TCMB’nin geçen hafta 0.25’lik faiz indiriminin piyasaya gecikmeli yansıyacağı değerlendirmesinde de bulunan Arabacıoğlu, sözlerini şöyle sürdürüyor:
“TCMB yaşanan gelişmelere sadeleşme adımlarının hızını kısarak cevap verdi ve adımlarına bundan sonraki gelişmelere göre karar vereceğini belirtti. Geriye dönük TCMB faizi ve bankaların mevduat ve kredi faizi ilişkisine baktığımızda faizin üst bandı kadar TCMB’nin ağırlıklı ortalama faizinin de dikkate alındığını görüyoruz. Bu doğrultuda, bankaların faizlerini bir miktar aşağı yönde etkilenmesini beklemekle beraber bunun bugünkü koşullarda biraz erteleneceğini düşünüyorum.”
“DÜŞÜŞ GÖREBİLİRİZ”
Burgan Yatırım Genel Müdür Yardımcısı Yasin Demir’e göre, gerek kurlarda gerekse faizlerde geçen hafta en yüksek seviyeler görüldü. Bundan sonra piyasalarda normalleşme yaşanacağı ve her iki cephede de düşüşler yaşanabileceği tahmininde bulunan Demir, “TCMB’nin PPK’daki soğukkanlı tavrı, ekonomi yönetiminin preaktif duruşu ve yabancılarla komünikasyonu aralıksız sürdürmesi; oluşan risk priminin aşağı gelmesinde yardımcı olacak.
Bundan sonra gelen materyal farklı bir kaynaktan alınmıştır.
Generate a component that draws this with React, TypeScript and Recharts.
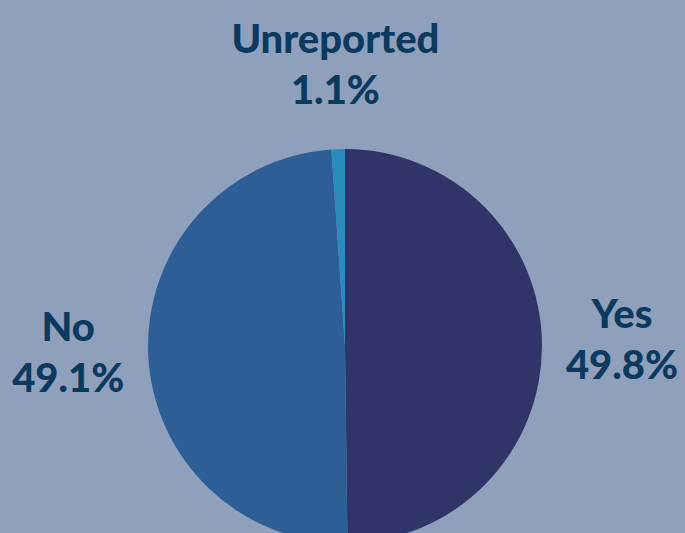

Seviye telaffuz etmek zor; uluslararası piyasalardaki gelişmeler de belirleyici olacak ancak kur tarafında tekrar 2.85-2.95 bandına dönmemiz olası görünüyor. Global büyümedeki sıkıntılar, gelişmekte olan ülke piyasalarını destekleyeceği için orta vadede Türk Lirası’nın daha da değer kazanması olası” diyor. TCMB’nin geçen hafta içinde yaptığı 0.25’lik faiz indirim kararını da değerlendiren Demir, beklentilerini şöyle özetliyor: “TCMB, faiz indirimlerinin sonuna yaklaştığımızı işaret ediyordu; bundan sonra daha çok sadeleştirme ve bandın sınırlarında değişiklikler bekleyeceğiz. Bu indirim tek başına değil ama bu dahil bugüne kadar yapılan faiz indirimleri, kredi ve mevduat faizlerinin de gerilemesine sınırlı yardımcı oldu. Bunun nedenlerinden biri bankaların TCMB faiz indirimlerine gecikmeli reaksiyon göstermesi olduğu için TCMB faiz indirimlerine devam etmese bile bankaların kredi ve mevduat faizlerindeki gerilemenin bir miktar daha sürmesi olası.”